My 5 1/4-inch wide warp-end provided enough to upholster my tea mug. I think I like this yarn!

Treadle with Joy, Kati

Saturday, February 5, 2011

Trapeze Demo in New Jersey

Margriet Carrico recently gave her NJ Jockey Hollow Guild a demo of how she uses the Trapeze. I thought their comments and the photos Sally Ogren took might be of interest, especially to Trapeze skeptics. Here are some pictures from the event. The warp is 20/2.

Clamping the Trapeze to the Baby Wolf [This is easily done alone, but a helping hand is hard to refuse]

Spanking the tensioned warp to even out tension

Picking out a snarl. [More tension and more spanking, or just 'strumming' near the lease sticks, usually solves such. I would have moved the lease sticks up where I could reach them without bending over. km]

Warp going onto the beam smoothly
"The Demo of the trapeze was last night and everyone had a few moments where the lights went on. As you can tell from Sally's comments the comfort of the height seemed to impress most of the members... I needed to do samples for the Cross Country Weavers so...I killed 2 birds with one stone... all in all it went well and I told the members that I have not put on a warp without (the Trapeze) in 5 years. I hope they will use this method because itmakes weaving so much more pleasurable
Sally says: "By bringing the trapeze in and letting us "play" with it, I was struck byhow nice it was NOT to be stooped over the warp all the time. You reallydon't get that from reading a book, you have to experience it. [the message throughout the book is good body mechanics. 30 years of arthritis has taught me a lot. km] "Most of the process is at a very comfortable height. The last photo particularly reminded me of that. Even on a fiddly warp, it wasn't so bad to separate the groups at the lease sticks because they were at a comfortable height. Can you image what a pain that would have been to mess with those fine strings if they were at standard loom height?"

Thursday, January 6, 2011

Joyous New Year

Wonderful to have holidays and family and parties. Even more wonderful to return to some semblance of routine.

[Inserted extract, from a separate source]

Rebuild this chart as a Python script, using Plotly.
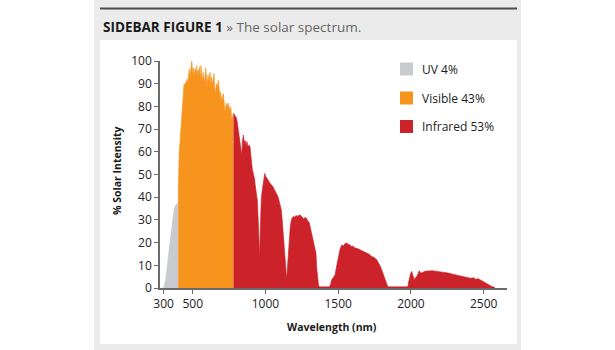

Tomorrow is St. Distaff Day or Roc Day to celebrate returning to the spindle after the Christmas season. We're having a spinning/dying party.

Half of one of my napkins that now need place mats. This draft from Alice Schlein's article in Weavers #36 was so interesting that I beamed a linen warp to see if waffle weave in fine linen was possible. It worked so well I beamed another even finer, each new warp was tied on to the previous warp thrums. Then I ended up weaving "waffle dots" on a plain ground. The story is slated for the February issue of the Complex Weavers Journal.

In the meantime, I'm working on the design for repp place mats to go with the waffle napkins our group exchanged last year. A narrow warp on the inkle loom with wee pick-up bits has me excited. The tiny squares of pattern echo the waffle squares without being busy. Then watching the snow drift down and pile up, I sketched out how I think I want to weave them. (see tiny sketch with the inkle band). Doesn't it look like snow, dense at the bottom, sparce at the top? The Next step is graph paper. Then design the threading. I Think I have three blocks which should work on 4 shafts.